Add pierogies to the list of Grand Avenue bridge construction casualties
Polanka’s pierogies and other Polish delicacies are packing up and moving west to Rifle. The Glenwood Springs shop will close its doors on April 7 and reopen in Rifle on April 14.
Why the departure?
“There’s no reason to stay,” said Jerry Housin, who owns the restaurant with his wife. His mother in law first opened the place in 2012. Since then, following the Grand Avenue Bridge work and ongoing construction, he says the Sixth Street corridor is “dark, dismal,” and bad for business.
“The other side is lit up all fancy, but none of that attention is being paid over here,” he said, referencing the south side of the bridge leading into downtown Glenwood Springs.
On his side, sidewalks are closed off, bus traffic and foot traffic are down and cars and RVs coming off the interstate have a hard time navigating the roundabout to get to the businesses, according to Housin.
Housin cites Polanka’s sales being down between 30 and 40 percent. It was even worse during the main bridge construction.
Carl Moak, owner of Summit Canyon Mountaineering across the street from Polanka, has noticed similar trends.

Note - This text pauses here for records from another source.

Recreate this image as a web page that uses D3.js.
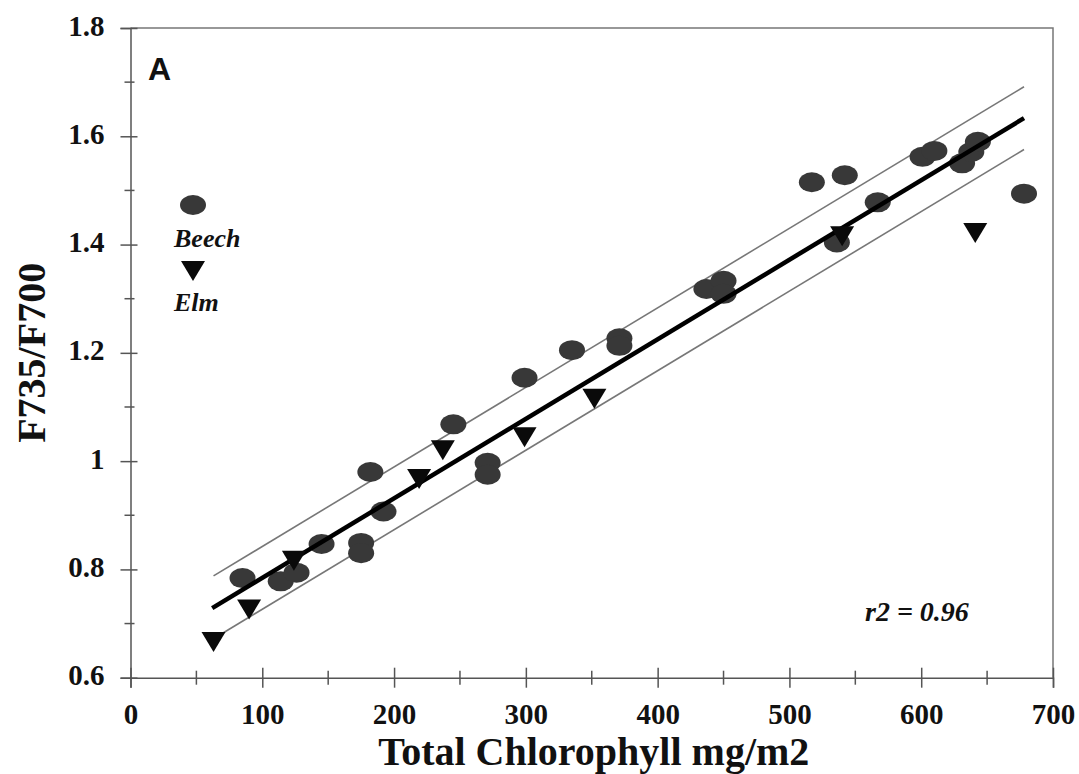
<!DOCTYPE html>
<html>
<head>
<meta charset="utf-8">
<script src="https://cdn.jsdelivr.net/npm/d3@7"></script>
<style>
  body { margin: 0; background: #fff; }
  svg { display: block; }
  .serif { font-family: "Liberation Serif", "Times New Roman", serif; font-weight: bold; fill: #111; }
</style>
</head>
<body>
<div id="chart"></div>
<script>
// data
const beechX = [85, 114, 126, 145, 175, 175, 182, 192, 245, 271, 271, 299, 335, 371, 371, 437, 450, 450, 517, 536, 542, 567, 601, 610, 631, 638, 643, 678];
const beechY = [0.784, 0.778, 0.794, 0.847, 0.849, 0.830, 0.980, 0.907, 1.068, 0.997, 0.975, 1.154, 1.205, 1.227, 1.213, 1.318, 1.333, 1.309, 1.515, 1.404, 1.528, 1.478, 1.562, 1.573, 1.550, 1.571, 1.590, 1.494];
const elmX = [63, 90, 124, 219, 237, 299, 352, 540, 641];
const elmY = [0.668, 0.728, 0.818, 0.969, 1.022, 1.046, 1.117, 1.417, 1.423];

// regression line and its band
const fitSlope = 0.001469;
const fitIntercept = 0.6375;
const bandOffset = 0.058;
const fitRange = [62, 678];
const upperRange = [63, 678];
const lowerRange = [68, 678];

const xTicks = [0, 100, 200, 300, 400, 500, 600, 700];
const xMinor = [50, 150, 250, 350, 450, 550, 650];
const yTicks = [0.6, 0.8, 1, 1.2, 1.4, 1.6, 1.8];
const yMinor = [0.7, 0.9, 1.1, 1.3, 1.5, 1.7];

const width = 1079, height = 774;
const margin = { top: 28, right: 26, bottom: 96, left: 130.5 };

const svg = d3.select("#chart").append("svg")
  .attr("width", width)
  .attr("height", height);

svg.append("rect").attr("width", width).attr("height", height).attr("fill", "#fff");

const x = d3.scaleLinear().domain([0, 700]).range([margin.left, width - margin.right]);
const y = d3.scaleLinear().domain([0.6, 1.8]).range([height - margin.bottom - 0.3, margin.top]);

// frame (top + right, light)
svg.append("path")
  .attr("d", `M${x(0)},${y(1.8)} H${x(700)} V${y(0.6)}`)
  .attr("fill", "none")
  .attr("stroke", "#777")
  .attr("stroke-width", 1.5);

// y axis
const yAxis = svg.append("g")
  .attr("transform", `translate(${x(0)},0)`)
  .call(d3.axisLeft(y).tickValues(yTicks).tickSize(10).tickPadding(0)
    .tickFormat(d => d3.format("")(d)));
yAxis.select(".domain").attr("stroke", "#555").attr("stroke-width", 1.5);
yAxis.selectAll(".tick line").attr("x1", 7).attr("x2", -10).attr("stroke", "#555").attr("stroke-width", 1.5);
yAxis.selectAll(".tick text")
  .attr("class", "serif")
  .attr("x", -26)
  .attr("dy", 7)
  .style("font-size", "29px")
  .attr("font-family", null);
yAxis.selectAll("line.minor")
  .data(yMinor).join("line")
  .attr("class", "minor")
  .attr("x1", -6).attr("x2", 4)
  .attr("y1", d => y(d)).attr("y2", d => y(d))
  .attr("stroke", "#555").attr("stroke-width", 1.5);

// x axis
const xAxis = svg.append("g")
  .attr("transform", `translate(0,${y(0.6)})`)
  .call(d3.axisBottom(x).tickValues(xTicks).tickSize(10).tickPadding(0));
xAxis.select(".domain").attr("stroke", "#555").attr("stroke-width", 1.5);
xAxis.selectAll(".tick line").attr("y1", -10).attr("y2", 10).attr("stroke", "#555").attr("stroke-width", 1.5);
xAxis.selectAll(".tick text")
  .attr("class", "serif")
  .attr("y", 46)
  .attr("dy", 0)
  .style("font-size", "29px")
  .attr("font-family", null);
xAxis.selectAll("line.minor")
  .data(xMinor).join("line")
  .attr("class", "minor")
  .attr("x1", d => x(d)).attr("x2", d => x(d))
  .attr("y1", -7).attr("y2", 7)
  .attr("stroke", "#555").attr("stroke-width", 1.5);

// axis titles
svg.append("text")
  .attr("class", "serif")
  .attr("x", (x(0) + x(700)) / 2 + 2)
  .attr("y", 765)
  .attr("text-anchor", "middle")
  .style("font-size", "40px")
  .text("Total Chlorophyll mg/m2");

svg.append("text")
  .attr("class", "serif")
  .attr("transform", `translate(45,${(y(0.6) + y(1.8)) / 2}) rotate(-90)`)
  .attr("text-anchor", "middle")
  .style("font-size", "40px")
  .text("F735/F700");

// fit lines
const line = d3.line().x(d => x(d[0])).y(d => y(d[1]));
const fitLine = (range, off) => range.map(v => [v, fitIntercept + fitSlope * v + off]);

svg.append("path").datum(fitLine(upperRange, bandOffset))
  .attr("d", line).attr("fill", "none").attr("stroke", "#777").attr("stroke-width", 1.6);
svg.append("path").datum(fitLine(lowerRange, -bandOffset))
  .attr("d", line).attr("fill", "none").attr("stroke", "#777").attr("stroke-width", 1.6);

// beech (ellipses)
const beech = beechX.map((v, i) => [v, beechY[i]]);
svg.append("g").selectAll("ellipse")
  .data(beech).join("ellipse")
  .attr("cx", d => x(d[0]))
  .attr("cy", d => y(d[1]))
  .attr("rx", 13)
  .attr("ry", 10)
  .attr("fill", "#383838");

svg.append("path").datum(fitLine(fitRange, 0))
  .attr("d", line).attr("fill", "none").attr("stroke", "#000").attr("stroke-width", 4.5);

// elm (down triangles)
const tri = "M-12,-9L12,-9L0,11Z";
const elm = elmX.map((v, i) => [v, elmY[i]]);
svg.append("g").selectAll("path")
  .data(elm).join("path")
  .attr("transform", d => `translate(${x(d[0])},${y(d[1])})`)
  .attr("d", tri)
  .attr("fill", "#0a0a0a");

// panel letter
svg.append("text")
  .attr("x", 148).attr("y", 80)
  .style("font-family", "'Liberation Sans', Arial, sans-serif")
  .style("font-weight", "bold")
  .style("font-size", "32px")
  .attr("fill", "#111")
  .text("A");

// legend
const legend = svg.append("g").attr("transform", "translate(193,205)");
legend.append("ellipse").attr("rx", 13).attr("ry", 10).attr("fill", "#383838");
legend.append("text").attr("class", "serif").attr("x", -19).attr("y", 42)
  .style("font-style", "italic").style("font-size", "26px").text("Beech");
legend.append("path").attr("transform", "translate(0,65)").attr("d", tri).attr("fill", "#0a0a0a");
legend.append("text").attr("class", "serif").attr("x", -19).attr("y", 106)
  .style("font-style", "italic").style("font-size", "26px").text("Elm");

// r2
svg.append("text")
  .attr("class", "serif")
  .attr("x", 865).attr("y", 621)
  .style("font-style", "italic")
  .style("font-size", "28px")
  .text("r2 = 0.96");
</script>
</body>
</html>
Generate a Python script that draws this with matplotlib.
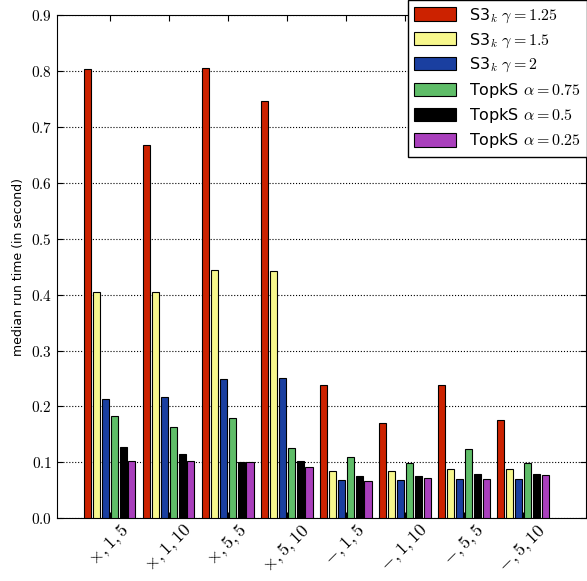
import numpy as np
import matplotlib.pyplot as plt

plt.rcParams['mathtext.fontset'] = 'cm'

# Datos
groups = [r'$\times,1,5$', r'$\times,1,10$', r'$\times,5,5$', r'$\times,5,10$',
          r'$-,1,5$', r'$-,1,10$', r'$-,5,5$', r'$-,5,10$']
labels = [r'S3$_k$ $\gamma = 1.25$', r'S3$_k$ $\gamma = 1.5$', r'S3$_k$ $\gamma = 2$',
          r'TopkS $\alpha = 0.75$', r'TopkS $\alpha = 0.5$', r'TopkS $\alpha = 0.25$']
colors = ['#cc2200', '#f7f78c', '#1a3fa0', '#5fbd68', '#000000', '#a93fbc']

s3k_125 = [0.803, 0.667, 0.806, 0.746, 0.238, 0.171, 0.239, 0.176]
s3k_15 = [0.405, 0.404, 0.444, 0.442, 0.085, 0.085, 0.088, 0.088]
s3k_2 = [0.213, 0.216, 0.249, 0.251, 0.068, 0.068, 0.071, 0.071]
topks_075 = [0.183, 0.163, 0.180, 0.126, 0.109, 0.098, 0.123, 0.099]
topks_05 = [0.128, 0.115, 0.100, 0.103, 0.075, 0.075, 0.080, 0.079]
topks_025 = [0.103, 0.102, 0.100, 0.092, 0.067, 0.072, 0.070, 0.077]
series = [s3k_125, s3k_15, s3k_2, topks_075, topks_05, topks_025]

fig = plt.figure(figsize=(5.87, 5.81), dpi=100)
ax = fig.add_axes([0.097, 0.108, 0.901, 0.866])

x = np.arange(len(groups))
step = 0.15
width = 0.12
for j, (vals, lab, col) in enumerate(zip(series, labels, colors)):
    ax.bar(x + j * step, vals, width, align='edge', color=col,
           edgecolor='black', linewidth=0.8, label=lab, zorder=3)

ax.set_xlim(-0.46, 8.5)
ax.set_ylim(0, 0.9)
ax.set_xticks(x + 0.435)
ax.set_xticklabels(groups, rotation=45, fontsize=13)
ax.set_yticks(np.arange(0, 0.91, 0.1))
ax.set_yticklabels([f'${v:.1f}$' for v in np.arange(0, 0.91, 0.1)], fontsize=11)
ax.tick_params(direction='in', top=True, right=True, length=4)
ax.tick_params(axis='x', pad=2)
ax.yaxis.grid(True, linestyle=':', color='black', linewidth=0.8)
ax.set_ylabel('median run time (in second)', fontsize=9)

leg = ax.legend(loc='upper right', bbox_to_anchor=(1.002, 1.03), fontsize=11.5,
                fancybox=False, framealpha=1, edgecolor='black',
                handlelength=2.6, handleheight=0.9, labelspacing=0.4,
                borderaxespad=0)
leg.get_frame().set_linewidth(1.0)

fig.savefig('out.png', dpi=100, facecolor='white')
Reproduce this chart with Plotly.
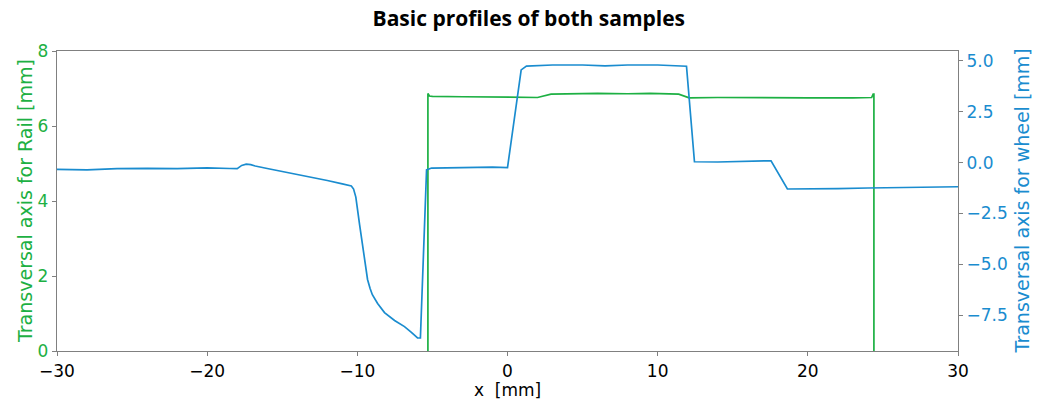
import plotly.graph_objects as go

# Rail profile (left axis, mm)
rail_x = [-5.3, -5.3, -5.2, -5.0, -3.0, -1.0, 1.0, 2.0, 2.9, 4.0, 6.0, 8.0, 9.5, 11.4, 12.1, 14.0, 17.0, 20.0, 23.0, 24.25, 24.35, 24.4, 24.4]
rail_y = [0.0, 6.87, 6.80, 6.79, 6.78, 6.78, 6.77, 6.76, 6.85, 6.86, 6.87, 6.86, 6.87, 6.85, 6.75, 6.76, 6.75, 6.75, 6.75, 6.76, 6.85, 6.85, 0.0]

# Wheel profile (right axis, mm)
wheel_x = [-30, -28, -26, -24, -22, -20, -18.5, -18.0, -17.7, -17.4, -17.1, -16.8, -16, -15, -14, -13, -12, -11,
           -10.4, -10.25, -10.1, -9.85, -9.6, -9.45, -9.32, -9.15, -9.0, -8.65, -8.19, -7.52, -6.86,
           -6.4, -5.99, -5.8, -5.39, -5.06, -3, -1, 0.0, 0.91, 1.26, 3, 5, 6.5, 8, 10, 11.92, 12.45,
           14, 16, 17.55, 18.64, 20, 22, 24, 26, 28, 30]
wheel_y = [-0.33, -0.36, -0.30, -0.28, -0.30, -0.26, -0.29, -0.30, -0.14, -0.08, -0.10, -0.17, -0.29, -0.44,
           -0.56, -0.71, -0.88, -1.05, -1.15, -1.30, -1.70, -3.05, -4.30, -5.10, -5.75, -6.20,
           -6.50, -6.93, -7.38, -7.77, -8.07, -8.35, -8.63, -8.63, -0.36, -0.27, -0.24, -0.22,
           -0.25, 4.56, 4.75, 4.80, 4.80, 4.76, 4.80, 4.80, 4.74, 0.04, 0.03, 0.05, 0.09, -1.30,
           -1.30, -1.28, -1.25, -1.22, -1.22, -1.19]

x_ticks = [-30, -20, -10, 0, 10, 20, 30]
rail_ticks = [0, 2, 4, 6, 8]
wheel_ticks = [-7.5, -5.0, -2.5, 0.0, 2.5, 5.0]

GREEN = "#1db043"
BLUE = "#1a8ccf"
AXIS = "#808080"
FONT = "DejaVu Sans"

fig = go.Figure()
fig.add_trace(go.Scatter(x=wheel_x, y=wheel_y, mode="lines", yaxis="y2",
                         line=dict(color=BLUE, width=1.7), showlegend=False))
fig.add_trace(go.Scatter(x=rail_x, y=rail_y, mode="lines", yaxis="y",
                         line=dict(color=GREEN, width=1.7), showlegend=False))

fig.update_layout(
    width=1043, height=399,
    margin=dict(l=57, r=85, t=51, b=48),
    paper_bgcolor="white", plot_bgcolor="white",
    title=dict(text="<b>Basic profiles of both samples</b>", x=0.507, xanchor="center",
               y=0.953, yanchor="middle",
               font=dict(family="Open Sans", size=21, color="black")),
    xaxis=dict(range=[-30, 30], tickvals=x_ticks, ticks="outside", ticklen=4,
               tickcolor=AXIS, showline=True, linecolor=AXIS, linewidth=1.3, mirror=True,
               showgrid=False, zeroline=False, automargin=False,
               tickfont=dict(family=FONT, size=17, color="black")),
    yaxis=dict(range=[0, 8], tickvals=rail_ticks, ticks="outside", ticklen=4,
               tickcolor=AXIS, showline=True, linecolor=AXIS, linewidth=1.3,
               showgrid=False, zeroline=False, automargin=False,
               tickfont=dict(family=FONT, size=17, color=GREEN)),
    yaxis2=dict(range=[-9.27, 5.49], tickvals=wheel_ticks, tickformat=".1f",
                overlaying="y", side="right", ticks="outside", ticklen=4,
                tickcolor=AXIS, showline=True, linecolor=AXIS, linewidth=1.3,
                showgrid=False, zeroline=False, automargin=False,
                tickfont=dict(family=FONT, size=17, color=BLUE)),
    annotations=[
        dict(text="x  [mm]", xref="paper", yref="paper", x=0.5, y=-0.13,
             xanchor="center", yanchor="middle", showarrow=False, borderpad=0,
             font=dict(family=FONT, size=17, color="black")),
        dict(text="Transversal axis for Rail [mm]", xref="paper", yref="paper",
             x=-0.0355, y=0.5, xanchor="center", yanchor="middle", textangle=-90,
             showarrow=False, font=dict(family=FONT, size=19, color=GREEN)),
        dict(text="Transversal axis for wheel [mm]", xref="paper", yref="paper",
             x=1.0715, y=0.5, xanchor="center", yanchor="middle", textangle=-90,
             showarrow=False, font=dict(family=FONT, size=19, color=BLUE)),
    ],
)

fig.write_html("out.html")
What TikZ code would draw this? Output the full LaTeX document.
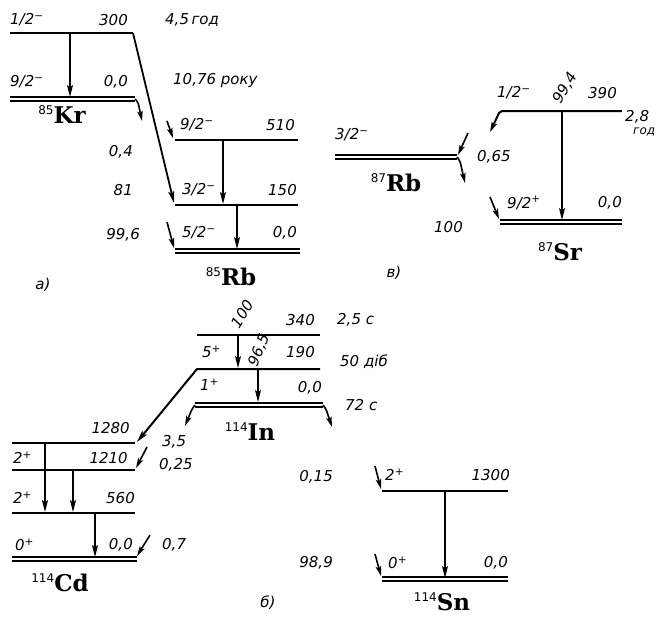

“I’m sure the changes will happen, its just very slow,” Moak said. “All sense of urgency went away once the bridge itself was completed.”
A lot of the solutions presented to businesses, Moak said, are temporary ones. Housin said the phrase he often hears is “exploring options.” What they want is permanent solutions.
Jen Ooton, assistant city manager for Glenwood Springs, said a presentation will be made during city council’s work session April 5 on a proposed plan for striping and lighting Sixth Street, which would be “between temporary and permanent.”
The restriping proposal would put in place a two-way bike lane on the north side and street parking, according to Ooton.
Recently, Gov. John Hickenlooper announced his nominations for 126 Opportunity Zones across the state “that will be eligible for new federal tax incentives established in the recently enacted Tax Cuts and Jobs Act of 2017,” according to a press release.
Two of the nominated areas are in Glenwood Springs — including the Sixth Street corridor and the downtown and commercial district.
City Manager Debra Figueroa said in the press release that the zones hope to “provide a boon to revitalization projects and improve quality of life in our distressed neighborhoods.”
“We’re excited to see some improvements over there,” Ooton said.
But it will be without the popular Polanka. Those still in pursuit of pierogies will have to take the roundabout to the Interstate 70 West exit, all the way to 309 Railroad Ave. in Rifle.